Google has issued a security bulletin regarding vulnerabilities in the Android operating system that could put users’ devices at risk.
One of the vulnerabilities, given a severity rating of “Critical” by Google, relates to a flaw that could allow an attacker, within range of a device’s Bluetooth signal, to run malicious code without requiring any interaction from the user.
Researchers at ERNW, who discovered the security vulnerability (dubbed CVE-2020-0022), described it as follows:
“On Android 8.0 to 9.0, a remote attacker within proximity can silently execute arbitrary code with the privileges of the Bluetooth daemon as long as Bluetooth is enabled. No user interaction is required and only the Bluetooth MAC address of the target devices has to be known. For some devices, the Bluetooth MAC address can be deduced from the WiFi MAC address. This vulnerability can lead to theft of personal data and could potentially be used to spread malware (Short-Distance Worm).”
Worryingly, Android 8.0-9.0 account for over 60% of the Android devices in use.
The researchers go on to explain that for technical reasons the vulnerability cannot be exploited on Android 10, but may cause the Bluetooth daemon to crash. It is not yet known if versions of Android prior to 8.0 are at risk.
ERNW reported the vulnerability to Google on November 3, 2019, since when a patch has been in the works.
Google informed other Android device manufacturers of the issue one month ago, and has gone public this week with security patches for its own-branded devices, such as the Google Pixel. Other patches included in the security update protect against other Android bugs that range in severity from “moderate” to “critical”.
Clearly the best thing for Android users to do is to install the latest available security patch onto their smartphones and tablets. Problems occur, however, if you happen to use a device from a manufacturer who has not yet rolled out the security update, or if your Android device is no longer officially supported.
If that’s true for you, you might want to consider disabling Bluetooth on your device until a proper fix becomes available for you.

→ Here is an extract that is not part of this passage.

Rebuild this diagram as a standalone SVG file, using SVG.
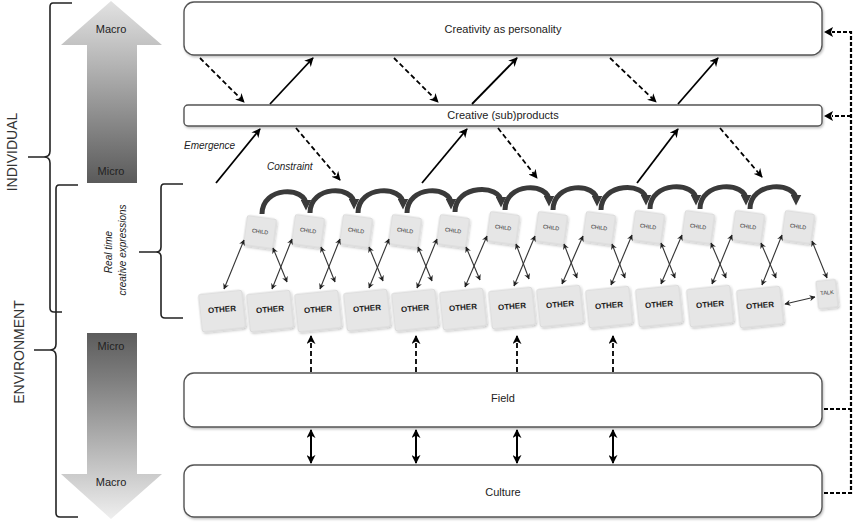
<svg xmlns="http://www.w3.org/2000/svg" width="857" height="522" viewBox="0 0 857 522">
<defs>
<linearGradient id="gUp" x1="0" y1="0" x2="0" y2="1">
<stop offset="0" stop-color="#e2e2e2"/><stop offset="0.35" stop-color="#b4b4b4"/><stop offset="1" stop-color="#5a5a5a"/>
</linearGradient>
<linearGradient id="gDown" x1="0" y1="0" x2="0" y2="1">
<stop offset="0" stop-color="#5c5c5c"/><stop offset="0.25" stop-color="#7e7e7e"/><stop offset="1" stop-color="#efefef"/>
</linearGradient>
<marker id="ah" viewBox="0 0 10 10" refX="9" refY="5" markerWidth="9" markerHeight="9" markerUnits="userSpaceOnUse" orient="auto-start-reverse">
<path d="M0,0 L10,5 L0,10 L3,5 Z" fill="#000"/>
</marker>
<marker id="ahs" viewBox="0 0 10 10" refX="9" refY="5" markerWidth="6" markerHeight="6" markerUnits="userSpaceOnUse" orient="auto-start-reverse">
<path d="M0,0 L10,5 L0,10 L3,5 Z" fill="#222"/>
</marker>
<marker id="arc" viewBox="0 0 10 10" refX="5" refY="5" markerWidth="11" markerHeight="11" markerUnits="userSpaceOnUse" orient="auto">
<path d="M0,0 L10,5 L0,10 Z" fill="#3a3a3a"/>
</marker>
<filter id="sh" x="-20%" y="-20%" width="140%" height="140%">
<feDropShadow dx="1" dy="1.5" stdDeviation="1" flood-color="#000" flood-opacity="0.25"/>
</filter>
</defs>
<style>
text{font-family:"Liberation Sans",Arial,sans-serif;fill:#222}
.box{fill:#fff;stroke:#555;stroke-width:1.4;filter:url(#sh)}
.lbl{font-size:11px;text-anchor:middle;dominant-baseline:middle}
.brace{fill:none;stroke:#222;stroke-width:1.6}
.solid{fill:none;stroke:#000;stroke-width:1.8;marker-end:url(#ah)}
.dash{fill:none;stroke:#000;stroke-width:1.8;stroke-dasharray:5,3;marker-end:url(#ah)}
.dbl{fill:none;stroke:#000;stroke-width:2;marker-start:url(#ah);marker-end:url(#ah)}
.thin{fill:none;stroke:#333;stroke-width:1.1;marker-start:url(#ahs);marker-end:url(#ahs)}
.arcp{fill:none;stroke:#3a3a3a;stroke-width:5;marker-end:url(#arc)}
.card{fill:#e6e6e6;stroke:#d0d0d0;stroke-width:0.6;filter:url(#sh)}
.ct{font-size:5.5px;text-anchor:middle;dominant-baseline:middle;fill:#333}
.ot{font-size:8px;text-anchor:middle;dominant-baseline:middle;fill:#222;font-weight:bold}
.side{font-size:14px;text-anchor:middle;dominant-baseline:middle;fill:#333}
.it{font-size:10px;font-style:italic;fill:#222}
.rv{fill:none;stroke:#000;stroke-width:2.2;stroke-dasharray:4,2}
</style>

<!-- left side labels and braces -->
<g id="individual">
<path class="brace" d="M72,3 L53,3 Q50,3 50,7 L50,151 Q50,157 44,157 L28,157 M44,157 Q50,157 50,163 L50,308 Q50,312 54,312 L62,312"/>
<text class="side" transform="translate(13,152) rotate(-90)">INDIVIDUAL</text>
</g>
<g id="environment">
<path class="brace" d="M78,185 L59,185 Q56,185 56,189 L56,344 Q56,350 50,350 L34,350 M50,350 Q56,350 56,356 L56,513 Q56,517 60,517 L78,517"/>
<text class="side" transform="translate(20,352) rotate(-90)">ENVIRONMENT</text>
</g>
<g id="arrow-up">
<path d="M111,1 L162,45 L137,45 L137,183 L87,183 L87,45 L61,45 Z" fill="url(#gUp)"/>
<text class="lbl" x="111" y="30">Macro</text>
<text class="lbl" x="111" y="172">Micro</text>
</g>
<g id="arrow-down">
<path d="M87,333 L137,333 L137,474 L162,474 L111,519 L61,474 L87,474 Z" fill="url(#gDown)"/>
<text class="lbl" x="111" y="347">Micro</text>
<text class="lbl" x="111" y="483">Macro</text>
</g>
<g id="realtime">
<path class="brace" d="M183,184 L164,184 Q161,184 161,188 L161,247 Q161,252 156,252 L139,252 M156,252 Q161,252 161,257 L161,314 Q161,318 165,318 L183,318"/>
<text class="it" font-size="10.5" text-anchor="middle" transform="translate(112,252) rotate(-90)">Real time</text>
<text class="it" font-size="10.5" text-anchor="middle" transform="translate(126,250) rotate(-90)">creative expressions</text>
</g>

<!-- main boxes -->
<g id="personality"><rect class="box" x="184" y="2" width="638" height="53" rx="10"/><text class="lbl" x="503" y="30">Creativity as personality</text></g>
<g id="subproducts"><rect class="box" x="184" y="105" width="638" height="21" rx="4"/><text class="lbl" x="503" y="116">Creative (sub)products</text></g>
<g id="field"><rect class="box" x="184" y="373" width="638" height="54" rx="10"/><text class="lbl" x="503" y="399">Field</text></g>
<g id="culture"><rect class="box" x="184" y="465" width="638" height="52" rx="10"/><text class="lbl" x="503" y="493">Culture</text></g>

<!-- cards -->
<g id="others">
<g id="other1"><rect class="card" x="-22" y="-19" width="44" height="38" rx="3" transform="translate(222,311) rotate(-6)"/><text class="ot" transform="translate(222,310) rotate(-5)">OTHER</text></g>
<g id="other2"><rect class="card" x="-22" y="-19" width="44" height="38" rx="3" transform="translate(270,311) rotate(-6)"/><text class="ot" transform="translate(270,310) rotate(-5)">OTHER</text></g>
<g id="other3"><rect class="card" x="-22" y="-19" width="44" height="38" rx="3" transform="translate(318,311) rotate(-6)"/><text class="ot" transform="translate(318,310) rotate(-5)">OTHER</text></g>
<g id="other4"><rect class="card" x="-22" y="-19" width="44" height="38" rx="3" transform="translate(367,310) rotate(-6)"/><text class="ot" transform="translate(367,309) rotate(-5)">OTHER</text></g>
<g id="other5"><rect class="card" x="-22" y="-19" width="44" height="38" rx="3" transform="translate(415,310) rotate(-6)"/><text class="ot" transform="translate(415,309) rotate(-5)">OTHER</text></g>
<g id="other6"><rect class="card" x="-22" y="-19" width="44" height="38" rx="3" transform="translate(463,309) rotate(-6)"/><text class="ot" transform="translate(463,308) rotate(-5)">OTHER</text></g>
<g id="other7"><rect class="card" x="-22" y="-19" width="44" height="38" rx="3" transform="translate(512,308) rotate(-6)"/><text class="ot" transform="translate(512,307) rotate(-5)">OTHER</text></g>
<g id="other8"><rect class="card" x="-22" y="-19" width="44" height="38" rx="3" transform="translate(560,306) rotate(-6)"/><text class="ot" transform="translate(560,305) rotate(-5)">OTHER</text></g>
<g id="other9"><rect class="card" x="-22" y="-19" width="44" height="38" rx="3" transform="translate(609,307) rotate(-6)"/><text class="ot" transform="translate(609,306) rotate(-5)">OTHER</text></g>
<g id="other10"><rect class="card" x="-22" y="-19" width="44" height="38" rx="3" transform="translate(659,306) rotate(-6)"/><text class="ot" transform="translate(659,305) rotate(-5)">OTHER</text></g>
<g id="other11"><rect class="card" x="-22" y="-19" width="44" height="38" rx="3" transform="translate(710,306) rotate(-6)"/><text class="ot" transform="translate(710,305) rotate(-5)">OTHER</text></g>
<g id="other12"><rect class="card" x="-22" y="-19" width="44" height="38" rx="3" transform="translate(760,307) rotate(-6)"/><text class="ot" transform="translate(760,306) rotate(-5)">OTHER</text></g>
<g id="talk"><rect class="card" x="-10" y="-14" width="20" height="28" rx="2" transform="translate(827,294) rotate(-6)"/><text class="ct" font-size="4.5" transform="translate(827,293) rotate(-6)">TALK</text></g>
</g>
<g id="children">
<g id="child1"><rect class="card" x="-15" y="-15" width="30" height="30" rx="3" transform="translate(260,232) rotate(8)"/><text class="ct" transform="translate(260,232) rotate(8)">CHILD</text></g>
<g id="child2"><rect class="card" x="-15" y="-15" width="30" height="30" rx="3" transform="translate(308,231) rotate(8)"/><text class="ct" transform="translate(308,231) rotate(8)">CHILD</text></g>
<g id="child3"><rect class="card" x="-15" y="-15" width="30" height="30" rx="3" transform="translate(356,231) rotate(8)"/><text class="ct" transform="translate(356,231) rotate(8)">CHILD</text></g>
<g id="child4"><rect class="card" x="-15" y="-15" width="30" height="30" rx="3" transform="translate(405,231) rotate(8)"/><text class="ct" transform="translate(405,231) rotate(8)">CHILD</text></g>
<g id="child5"><rect class="card" x="-15" y="-15" width="30" height="30" rx="3" transform="translate(453,231) rotate(8)"/><text class="ct" transform="translate(453,231) rotate(8)">CHILD</text></g>
<g id="child6"><rect class="card" x="-15" y="-15" width="30" height="30" rx="3" transform="translate(503,228) rotate(8)"/><text class="ct" transform="translate(503,228) rotate(8)">CHILD</text></g>
<g id="child7"><rect class="card" x="-15" y="-15" width="30" height="30" rx="3" transform="translate(551,228) rotate(8)"/><text class="ct" transform="translate(551,228) rotate(8)">CHILD</text></g>
<g id="child8"><rect class="card" x="-15" y="-15" width="30" height="30" rx="3" transform="translate(599,228) rotate(8)"/><text class="ct" transform="translate(599,228) rotate(8)">CHILD</text></g>
<g id="child9"><rect class="card" x="-15" y="-15" width="30" height="30" rx="3" transform="translate(648,227) rotate(8)"/><text class="ct" transform="translate(648,227) rotate(8)">CHILD</text></g>
<g id="child10"><rect class="card" x="-15" y="-15" width="30" height="30" rx="3" transform="translate(698,227) rotate(8)"/><text class="ct" transform="translate(698,227) rotate(8)">CHILD</text></g>
<g id="child11"><rect class="card" x="-15" y="-15" width="30" height="30" rx="3" transform="translate(748,227) rotate(8)"/><text class="ct" transform="translate(748,227) rotate(8)">CHILD</text></g>
<g id="child12"><rect class="card" x="-15" y="-15" width="30" height="30" rx="3" transform="translate(798,227) rotate(8)"/><text class="ct" transform="translate(798,227) rotate(8)">CHILD</text></g>
</g>

<!-- connectors -->
<g id="connectors">
<!-- personality <-> subproducts -->
<path class="dash" d="M200,58 L244,102"/>
<path class="solid" d="M270,104 L313,58"/>
<path class="dash" d="M394,58 L438,102"/>
<path class="solid" d="M472,104 L517,58"/>
<path class="dash" d="M610,58 L656,102"/>
<path class="solid" d="M678,104 L718,58"/>
<!-- subproducts <-> real time -->
<path class="solid" d="M216,183 L260,129"/>
<path class="dash" d="M296,128 L340,180"/>
<path class="solid" d="M422,183 L467,129"/>
<path class="dash" d="M498,128 L537,178"/>
<path class="solid" d="M637,183 L678,129"/>
<path class="dash" d="M720,128 L762,177"/>
<text class="it" x="184" y="149">Emergence</text>
<text class="it" x="267" y="170">Constraint</text>
<!-- turn-taking arcs -->
<path class="arcp" d="M262,214 C262,186 306,186 306,205"/>
<path class="arcp" d="M310,213 C310,185 354,185 354,204"/>
<path class="arcp" d="M358,213 C358,185 403,185 403,204"/>
<path class="arcp" d="M407,213 C407,185 451,185 451,204"/>
<path class="arcp" d="M455,212 C455,184 501,184 501,202"/>
<path class="arcp" d="M505,210 C505,182 549,182 549,201"/>
<path class="arcp" d="M553,210 C553,182 597,182 597,201"/>
<path class="arcp" d="M601,210 C601,182 646,182 646,200"/>
<path class="arcp" d="M650,209 C650,181 696,181 696,200"/>
<path class="arcp" d="M700,209 C700,181 746,181 746,200"/>
<path class="arcp" d="M750,209 C750,181 796,181 796,200"/>
<!-- child <-> other -->
<path class="thin" d="M244,240 L224,289"/>
<path class="thin" d="M273,248 L287,282"/>
<path class="thin" d="M292,239 L272,289"/>
<path class="thin" d="M321,247 L335,282"/>
<path class="thin" d="M340,239 L320,289"/>
<path class="thin" d="M369,247 L383,281"/>
<path class="thin" d="M389,239 L369,288"/>
<path class="thin" d="M418,247 L432,281"/>
<path class="thin" d="M437,239 L417,288"/>
<path class="thin" d="M466,247 L480,280"/>
<path class="thin" d="M487,236 L465,287"/>
<path class="thin" d="M516,244 L529,279"/>
<path class="thin" d="M535,236 L514,286"/>
<path class="thin" d="M564,244 L577,278"/>
<path class="thin" d="M583,236 L562,284"/>
<path class="thin" d="M612,244 L625,278"/>
<path class="thin" d="M632,235 L611,285"/>
<path class="thin" d="M661,243 L675,278"/>
<path class="thin" d="M682,235 L661,284"/>
<path class="thin" d="M711,243 L726,278"/>
<path class="thin" d="M732,235 L712,284"/>
<path class="thin" d="M761,243 L776,278"/>
<path class="thin" d="M782,235 L762,285"/>
<path class="thin" d="M812,241 L827,278"/>
<path class="thin" d="M785,304 L815,297"/>
<!-- field -> other -->
<path class="dash" d="M311,372 L311,336"/>
<path class="dash" d="M416,372 L416,336"/>
<path class="dash" d="M517,372 L517,336"/>
<path class="dash" d="M613,372 L613,336"/>
<!-- field <-> culture -->
<path class="dbl" d="M311,430 L311,463"/>
<path class="dbl" d="M416,430 L416,463"/>
<path class="dbl" d="M517,430 L517,463"/>
<path class="dbl" d="M613,430 L613,463"/>
<!-- right feedback -->
<path class="rv" d="M824,409 L851,409"/>
<path class="rv" d="M824,493 L851,493 L851,32 L832,32"/>
<path class="rv" d="M851,116 L832,116"/>
<path d="M824,32 L833,27 L831,32 L833,37 Z" fill="#000"/>
<path d="M824,116 L833,111 L831,116 L833,121 Z" fill="#000"/>
</g>
</svg>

If you really must enable Bluetooth, remember to turn it off afterwards.
The researchers at ERNW say that they will release more technical information on the vulnerability, including proof-of-concept code, as soon as they feel confident that patches have reached end users.
Given the history of how long some Android phones remain active on the internet with obsolete and bug-ridden versions of their operating system I don’t know how they can ever feel that it’s safe to do so.